Authors
Elizabeth Ellen Shriberg
Publication date
1994
Institution
University of California, Berkeley
Description
This thesis examines disfluencies (eg,“um”, repeated words, and a variety of forms of self-repair) in the spontaneous speech of adult normal speakers of American English. Despite their prevalence, disfluencies have traditionally been viewed as irregular events and have received little attention. The goal of the thesis is to provide evidence that, on the contrary, disfluencies show remarkably regular trends in a number of dimensions. These regularities have consequences for models of human language production; they can also be exploited to improve performance in speech applications.

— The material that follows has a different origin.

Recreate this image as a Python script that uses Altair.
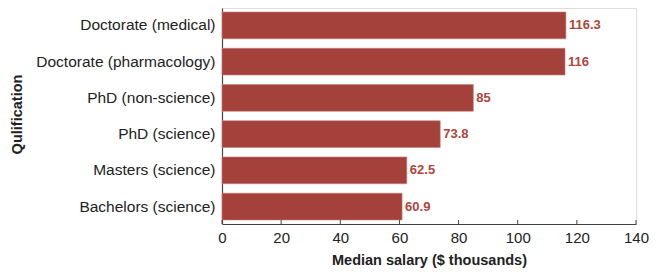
import altair as alt
import pandas as pd

categories = [
    "Doctorate (medical)",
    "Doctorate (pharmacology)",
    "PhD (non-science)",
    "PhD (science)",
    "Masters (science)",
    "Bachelors (science)",
]
salaries = [116.3, 116, 85, 73.8, 62.5, 60.9]
labels = ["116.3", "116", "85", "73.8", "62.5", "60.9"]
x_ticks = [0, 20, 40, 60, 80, 100, 120, 140]

df = pd.DataFrame({"qual": categories, "salary": salaries, "label": labels})
ticks_df = pd.DataFrame({"t": x_ticks})

W, H = 414, 216
FONT = "Liberation Sans"
BAR = "#A3413A"

x_scale = alt.Scale(domain=[0, 140], nice=False, zero=True)
y_scale = alt.Scale(paddingInner=0.26, paddingOuter=0.11)

bars = alt.Chart(df).mark_bar(color=BAR, stroke="#C7837D", strokeWidth=0.6).encode(
    x=alt.X(
        "salary:Q",
        scale=x_scale,
        axis=alt.Axis(
            values=x_ticks,
            title="Median salary ($ thousands)",
            grid=False,
            ticks=False,
            labelFlush=False,
            domainColor="#444444",
            domainWidth=1.2,
            labelFont=FONT,
            labelFontSize=15,
            labelColor="#222222",
            labelPadding=6,
            titleFont=FONT,
            titleFontSize=14.5,
            titleFontWeight="bold",
            titleColor="#222222",
            titleBaseline="middle",
            titleY=36,
        ),
    ),
    y=alt.Y(
        "qual:N",
        sort=categories,
        scale=y_scale,
        axis=alt.Axis(
            title="Qulification",
            ticks=False,
            domainColor="#444444",
            domainWidth=1.2,
            labelFont=FONT,
            labelFontSize=15.5,
            labelColor="#222222",
            labelPadding=7,
            titleFont=FONT,
            titleFontSize=14.5,
            titleFontWeight="bold",
            titleColor="#222222",
            titleX=-198,
            titleY=106,
        ),
    ),
)

text = alt.Chart(df).mark_text(
    align="left", baseline="middle", dx=3, font=FONT, fontSize=13,
    fontWeight="bold", color="#B0453C",
).encode(
    x=alt.X("salary:Q", scale=x_scale),
    y=alt.Y("qual:N", sort=categories, scale=y_scale),
    text="label:N",
)

tick_marks = alt.Chart(ticks_df).mark_rule(color="#444444", strokeWidth=1).encode(
    x=alt.X("t:Q", scale=x_scale),
    y=alt.value(H),
    y2=alt.value(H - 4),
)

chart = alt.layer(bars, text, tick_marks).properties(
    width=W,
    height=H,
    autosize=alt.AutoSizeParams(type="none"),
    padding={"left": 214, "top": 0, "right": 13, "bottom": 45},
).configure_view(stroke=None).configure(background="white")

chart.save("out.html", embed_options={"renderer": "svg", "actions": False})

The method includes analysis of over 5000 hand-annotated disfluencies from a database (250,000 words) containing three different styles of spontaneous speech: task-oriented humancomputer dialog, task-oriented human-human dialog, and human-human conversation on a prescribed topic. The approach is theory-neutral and strongly data-driven. The annotations correspond to observable characteristics (“features”) in the data, including: 1) the speech domain; 2) the speaker; 3) the sentence in which a disfluency occurs; 4) word-related characteristics of the disfluency; and 5) simple acoustic characteristics of the disfluency. A methodology is developed for representing these features in a database format, and an algorithm is provided for automatic disfluency type classification based on this representation.